As the children grew, the standard gradually rose. That, I think, is one of the great secrets of homemaking. Better to have a realistic standard and keep it, than no standard at all. Standards can always be raised. But when everything is random, disorder slowly becomes normal, and little by little the whole house begins to unravel. We must view our housekeeping as a journey, always getting closer to the goal.
One lesson that became vitally important to me throughout all my housekeeping years was this: never allow housekeeping and relationships to become opponents. Biblically, relationships are the priority. If we aren’t careful, we can become like Martha—so busy serving that we miss the greatest things. A clean house is important, but it should never come at the expense of the people living inside it.
The first time I truly learned this was while we were doing mission work in Brazil. You oldest three children were still very small. Helen, you were only five, and Blair and Andrew were younger still.
In those days, my method of cleaning was simple. I sent all of you outside to play while I swept, mopped, wiped, and straightened the house. Then, when you came back inside, I found myself scolding, scolding, scolding lest anyone touch what I had just cleaned.
During that season, a dear friend came with us to help while Dad and I were busy with Bible studies and teaching. She wasn’t merely a beloved babysitter; she became a treasured friend.

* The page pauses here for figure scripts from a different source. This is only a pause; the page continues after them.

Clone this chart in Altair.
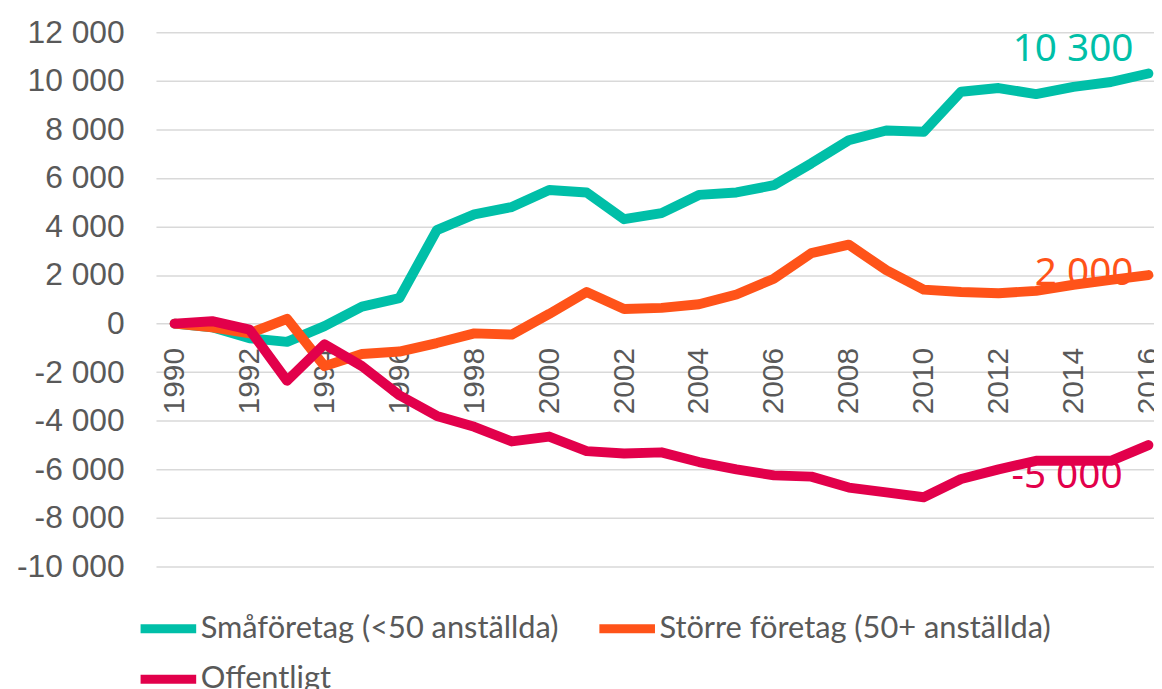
import altair as alt
import pandas as pd

years = list(range(1990, 2017))
series_names = ["Småföretag (<50 anställda)", "Större företag (50+ anställda)", "Offentligt"]
small = [0, -150, -600, -750, -100, 700, 1050, 3850, 4500, 4800, 5500, 5400, 4300, 4550,
         5300, 5400, 5700, 6600, 7550, 7950, 7900, 9550, 9700, 9450, 9750, 9950, 10300]
large = [0, -150, -400, 200, -1750, -1250, -1150, -800, -400, -450, 400, 1300, 600, 650,
         800, 1200, 1850, 2900, 3250, 2200, 1400, 1300, 1250, 1350, 1600, 1800, 2000]
public = [0, 100, -250, -2350, -850, -1750, -2950, -3800, -4250, -4850, -4650, -5250, -5350, -5300,
          -5700, -6000, -6250, -6300, -6750, -6950, -7150, -6400, -6000, -5650, -5650, -5650, -5000]
colors = ["#00BFA8", "#FF5319", "#E2004B"]
end_texts = ["10 300", "2 000", "-5 000"]
y_ticks = list(range(-10000, 12001, 2000))
x_ticks = list(range(1990, 2017, 2))

rows = []
for name, vals in zip(series_names, [small, large, public]):
    for yr, v in zip(years, vals):
        rows.append({"year": yr, "value": v, "series": name})
df = pd.DataFrame(rows)

x_scale = alt.Scale(domain=[1989.5, 2016.15], nice=False, zero=False)
y_scale = alt.Scale(domain=[-10000, 12000], nice=False, zero=False)

label_expr = "replace(replace(format(datum.value, ','), ',', ' '), '\u2212', '-')"

lines = alt.Chart(df).mark_line(strokeWidth=10, strokeCap="round", strokeJoin="round").encode(
    x=alt.X("year:Q", scale=x_scale,
            axis=alt.Axis(values=x_ticks, format="d", title=None, labelAngle=270,
                          labelFontSize=30, labelFont="Liberation Sans", labelColor="#595959",
                          labelPadding=24, offset=-244.5, grid=False, domain=False, ticks=False,
                          labelFlush=False, labelOverlap=False, labelBound=False)),
    y=alt.Y("value:Q", scale=y_scale,
            axis=alt.Axis(values=y_ticks, labelExpr=label_expr, title=None,
                          labelFontSize=32, labelFont="Liberation Sans", labelColor="#595959",
                          labelPadding=32, grid=True, gridColor="#D9D9D9", gridWidth=1.5,
                          domain=False, ticks=False)),
    color=alt.Color("series:N", sort=series_names,
                    scale=alt.Scale(domain=series_names, range=colors),
                    legend=alt.Legend(title=None, orient="none", legendX=-20, legendY=568,
                                      direction="horizontal",
                                      columns=2, symbolType="stroke", symbolStrokeWidth=9,
                                      symbolSize=3136, labelFontSize=31, labelFont="Lato",
                                      labelColor="#595959", labelOffset=0, rowPadding=-12,
                                      columnPadding=22, labelLimit=700)),
)

layers = []
offsets = [(-15, -25), (-15, -2), (-26, 31)]
for name, vals, col, txt, (ddx, ddy) in zip(series_names, [small, large, public], colors, end_texts, offsets):
    tdf = pd.DataFrame({"year": [years[-1]], "value": [vals[-1]], "label": [txt]})
    t = alt.Chart(tdf).mark_text(align="right", baseline="middle", font="Noto Sans",
                                 fontSize=39, color=col, dx=ddx, dy=ddy).encode(
        x=alt.X("year:Q", scale=x_scale), y=alt.Y("value:Q", scale=y_scale), text="label:N")
    layers.append(t)

chart = alt.layer(*layers, lines).properties(
    width=1005, height=538,
    autosize=alt.AutoSizeParams(type="none"),
    padding={"left": 149, "top": 22, "right": 0, "bottom": 121},
).configure_view(stroke=None)

chart.save("out.html", embed_options={"renderer": "svg", "actions": False})
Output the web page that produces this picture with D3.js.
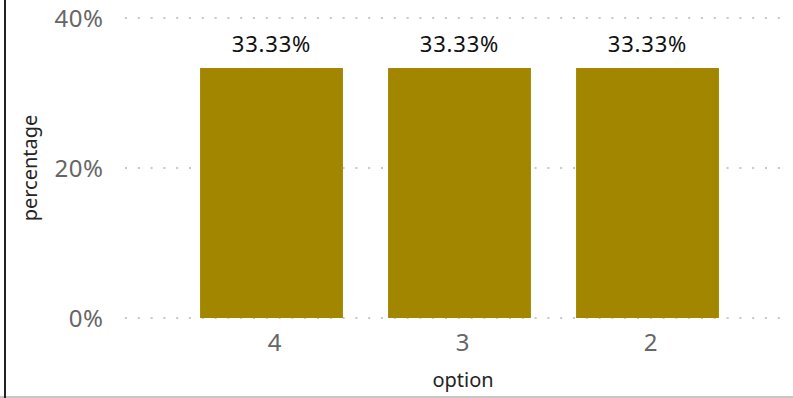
<!DOCTYPE html>
<html>
<head>
<meta charset="utf-8">
<script src="https://cdn.jsdelivr.net/npm/d3@7"></script>
<style>
  html, body { margin: 0; padding: 0; background: #fff; }
  svg { display: block; }
  text { font-family: "Noto Sans", "DejaVu Sans", sans-serif; }
</style>
</head>
<body>
<svg id="chart" width="793" height="398"></svg>
<script>
const categories = ["4", "3", "2"];
const values = [33.33, 33.33, 33.33];
const yTicks = [0, 20, 40];
const xTitle = "option";
const yTitle = "percentage";

const svg = d3.select("#chart");
const W = 793, H = 398;

// frame
svg.append("line").attr("x1", 0).attr("x2", W).attr("y1", 397).attr("y2", 397)
  .attr("stroke", "#b3b3b3").attr("stroke-width", 1.5);
svg.append("line").attr("x1", 5).attr("x2", 5).attr("y1", 0).attr("y2", 398)
  .attr("stroke", "#222").attr("stroke-width", 2);

const y = d3.scaleLinear().domain([0, 40]).range([318, 18]);
const x = d3.scaleBand().domain(categories).range([177.5, 741.5])
  .paddingInner(0.24).paddingOuter(0.12);

// gridlines
svg.append("g").selectAll("line").data(yTicks).join("line")
  .attr("x1", 125).attr("x2", 790)
  .attr("y1", d => y(d)).attr("y2", d => y(d))
  .attr("stroke", "#c8c8c8").attr("stroke-width", 2)
  .attr("stroke-dasharray", "2 10.8");

// y tick labels
svg.append("g").selectAll("text").data(yTicks).join("text")
  .attr("x", 103.5).attr("y", d => y(d))
  .attr("dy", "0.36em")
  .attr("text-anchor", "end")
  .attr("fill", "#666666")
  .attr("font-size", 24)
  .attr("letter-spacing", 0.5)
  .text(d => d + "%");

// bars
svg.append("g").selectAll("rect").data(values).join("rect")
  .attr("x", (d, i) => x(categories[i]))
  .attr("width", x.bandwidth())
  .attr("y", d => y(d))
  .attr("height", d => y(0) - y(d))
  .attr("fill", "#a38600");

// data labels
svg.append("g").selectAll("text").data(values).join("text")
  .attr("x", (d, i) => x(categories[i]) + x.bandwidth() / 2)
  .attr("y", d => y(d) - 16)
  .attr("text-anchor", "middle")
  .attr("fill", "#111111")
  .attr("font-size", 22)
  .attr("letter-spacing", 0.8)
  .text(d => d.toFixed(2) + "%");

// x tick labels
svg.append("g").selectAll("text").data(categories).join("text")
  .attr("x", d => x(d) + x.bandwidth() / 2 + 3)
  .attr("y", 342)
  .attr("dy", "0.36em")
  .attr("text-anchor", "middle")
  .attr("fill", "#666666")
  .attr("font-size", 24)
  .text(d => d);

// axis titles
svg.append("text")
  .attr("x", 463).attr("y", 387)
  .attr("text-anchor", "middle")
  .attr("fill", "#252423")
  .attr("font-size", 20)
  .text(xTitle);

svg.append("text")
  .attr("transform", "translate(37,168) rotate(-90)")
  .attr("text-anchor", "middle")
  .attr("fill", "#252423")
  .attr("font-size", 20)
  .text(yTitle);
</script>
</body>
</html>
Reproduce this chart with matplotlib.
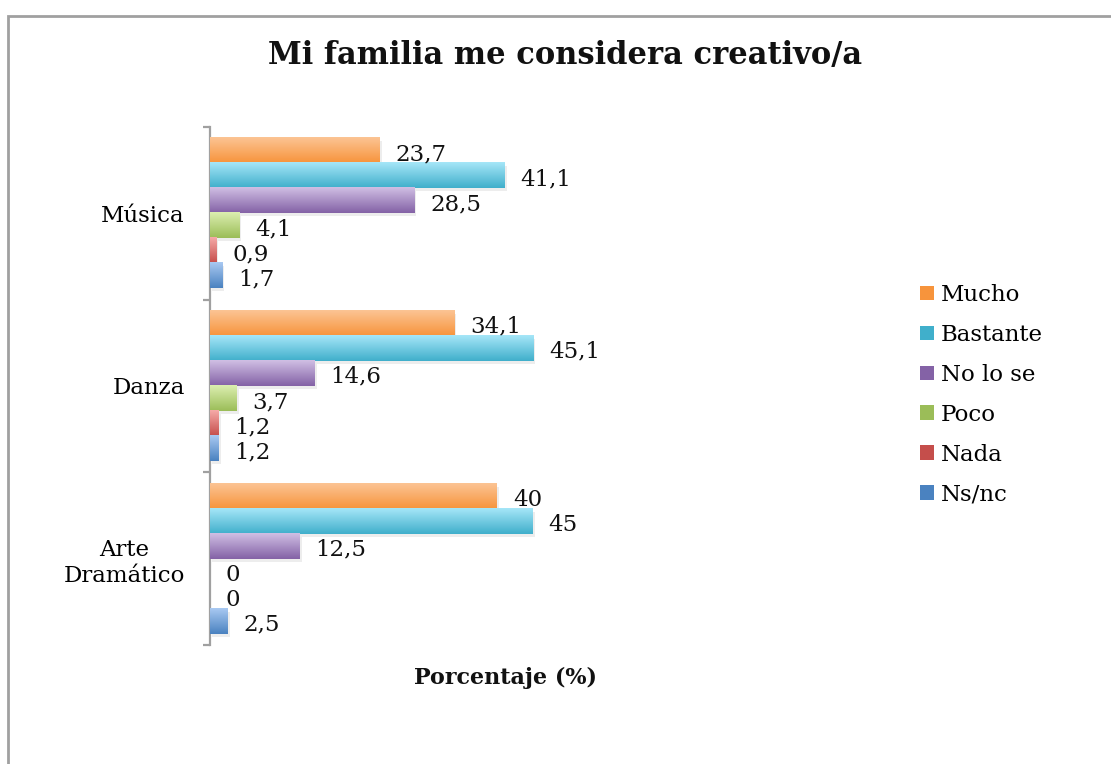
import numpy as np
import matplotlib.pyplot as plt
from matplotlib.patches import Patch, Rectangle
from matplotlib.colors import LinearSegmentedColormap
import matplotlib.transforms as mtransforms

# categorias (de arriba hacia abajo) y respuestas
categorias = ["Música", "Danza", "Arte\nDramático"]
respuestas = ["Mucho", "Bastante", "No lo se", "Poco", "Nada", "Ns/nc"]

mucho = [23.7, 34.1, 40]
bastante = [41.1, 45.1, 45]
no_lo_se = [28.5, 14.6, 12.5]
poco = [4.1, 3.7, 0]
nada = [0.9, 1.2, 0]
ns_nc = [1.7, 1.2, 2.5]

etiquetas = [
    ["23,7", "34,1", "40"],
    ["41,1", "45,1", "45"],
    ["28,5", "14,6", "12,5"],
    ["4,1", "3,7", "0"],
    ["0,9", "1,2", "0"],
    ["1,7", "1,2", "2,5"],
]

# degradado de cada serie: (arriba, abajo)
colores = [
    ("#fcc494", "#f7943c"),
    ("#a6e6f8", "#40afcb"),
    ("#d0bfe4", "#8462a6"),
    ("#dcefb0", "#9bbd58"),
    ("#f6aaa8", "#c54e4b"),
    ("#a9c9f2", "#4a82c0"),
]

series = [mucho, bastante, no_lo_se, poco, nada, ns_nc]

plt.rcParams["font.family"] = ["DejaVu Serif"]

fig = plt.figure(figsize=(11.11, 7.64), dpi=100)
ax = fig.add_axes([0.189, 0.1558, 0.3227, 0.678])

centros = np.arange(len(categorias))[::-1]
alto = 0.145

for i, (vals, (c_top, c_bot)) in enumerate(zip(series, colores)):
    y = centros + (2.5 - i) * alto
    barras = ax.barh(y, vals, height=alto, color=c_bot, linewidth=0, zorder=2)
    cmap = LinearSegmentedColormap.from_list(f"g{i}", [c_bot, c_top])
    for b in barras:
        w = b.get_width()
        if w <= 0:
            continue
        x0, y0, h = b.get_x(), b.get_y(), b.get_height()
        # sombra suave
        sombra = Rectangle((x0, y0), w, h, facecolor="#000000", alpha=0.07,
                           linewidth=0, zorder=1,
                           transform=ax.transData + mtransforms.ScaledTranslation(
                               2 / 100, -3 / 100, fig.dpi_scale_trans))
        ax.add_patch(sombra)
        grad = np.linspace(0, 1, 64).reshape(-1, 1)
        ax.imshow(grad, extent=(x0, x0 + w, y0, y0 + h), origin="lower",
                  cmap=cmap, aspect="auto", zorder=3, interpolation="bilinear")
    for yy, v, txt in zip(y, vals, etiquetas[i]):
        ax.annotate(txt, xy=(v, yy), xytext=(11.5, -2.5), textcoords="offset points",
                    ha="left", va="center", fontsize=16.5, color="#111111", zorder=4)

ax.set_xlim(0, 50)
ax.set_ylim(-0.5, 2.5)

for s in ["top", "right", "bottom"]:
    ax.spines[s].set_visible(False)
ax.spines["left"].set_color("#a0a0a0")
ax.spines["left"].set_linewidth(1.6)
ax.set_xticks([])
ax.set_yticks(centros)
ax.set_yticklabels(categorias, fontsize=16.5, multialignment="center")
ax.tick_params(axis="y", which="major", length=0, pad=18)
ax.set_yticks([-0.5, 0.5, 1.5, 2.5], minor=True)
ax.tick_params(axis="y", which="minor", length=5, width=1.6, color="#a0a0a0")

fig.text(0.509, 0.928, "Mi familia me considera creativo/a", ha="center", va="center",
         fontsize=22, fontweight="bold", color="#111111")
fig.text(0.455, 0.112, "Porcentaje (%)", ha="center", va="center",
         fontsize=16, fontweight="bold", color="#111111")

handles = [Patch(facecolor=c_bot, edgecolor="none") for _, c_bot in colores]
fig.legend(handles, respuestas, loc="upper left", bbox_to_anchor=(0.818, 0.643),
           frameon=False, fontsize=16.5, handlelength=0.6, handleheight=0.6,
           handletextpad=0.3, labelspacing=0.78, borderpad=0)

# marco exterior
fig.patches.append(Rectangle((0.0075, -0.1), 1.2, 0.979 + 0.1, transform=fig.transFigure,
                             fill=False, edgecolor="#a0a0a0", linewidth=2))

fig.savefig("out.png", dpi=100)
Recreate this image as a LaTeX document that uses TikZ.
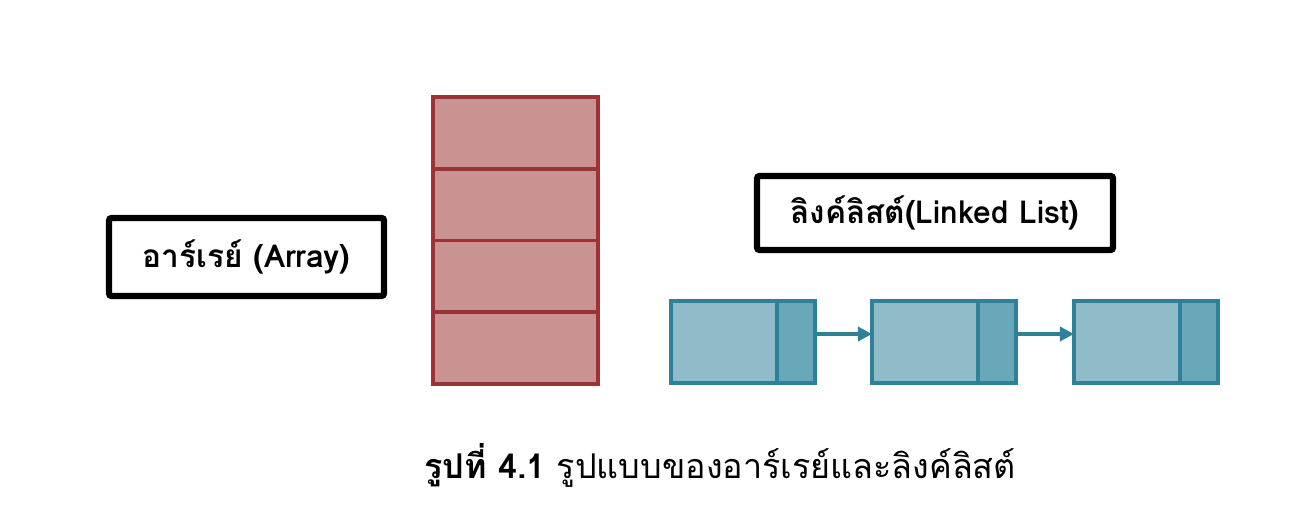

I began noticing the way she worked with you. She let you wipe windows, even though they often had to be wiped again afterward. She stood you on chairs to help wash dishes, even though an occasional plate still had food clinging to it. We had to wash our laundry by hand, and she would set little Andrew right into the washtub, where he splashed happily among the clothes while she washed.
Those kinds of messes would have made me cringe. But they also filled the house with laughter. Watching this young woman changed me.
Did the house get cleaner because you were “helping”? No. It probably wasn’t as spotless as when I did everything myself. But love was growing; memories were being made. You were learning skills that would stick with you for the rest of your lives. I realized that inviting children into the work of the home is often more important than accomplishing the work perfectly.
This is also why it is so important that we resist judging our friends and sisters by the appearance of their homes. We rarely know what season they are living in. We don’t know what burdens they are carrying, what lessons they are teaching, or what memories they are choosing to make. What may look like disorder to us may actually be a home filled with instruction, laughter, and love.
So when we step into another woman’s home, let us come as servants, not as judges. Let us be quick to encourage, quick to lend a hand, and slow to compare. Grace can strengthen weary hands far more than criticism ever will.
Don’t be discouraged because your home doesn’t yet look like the home of a woman whose youngest child is eighteen. Build the habits that fit today’s season. Be faithful there, and one day you’ll discover that the standards you practiced for years have grown and matured along with your family.
Faithfulness is built one ordinary day and one good habit at a time.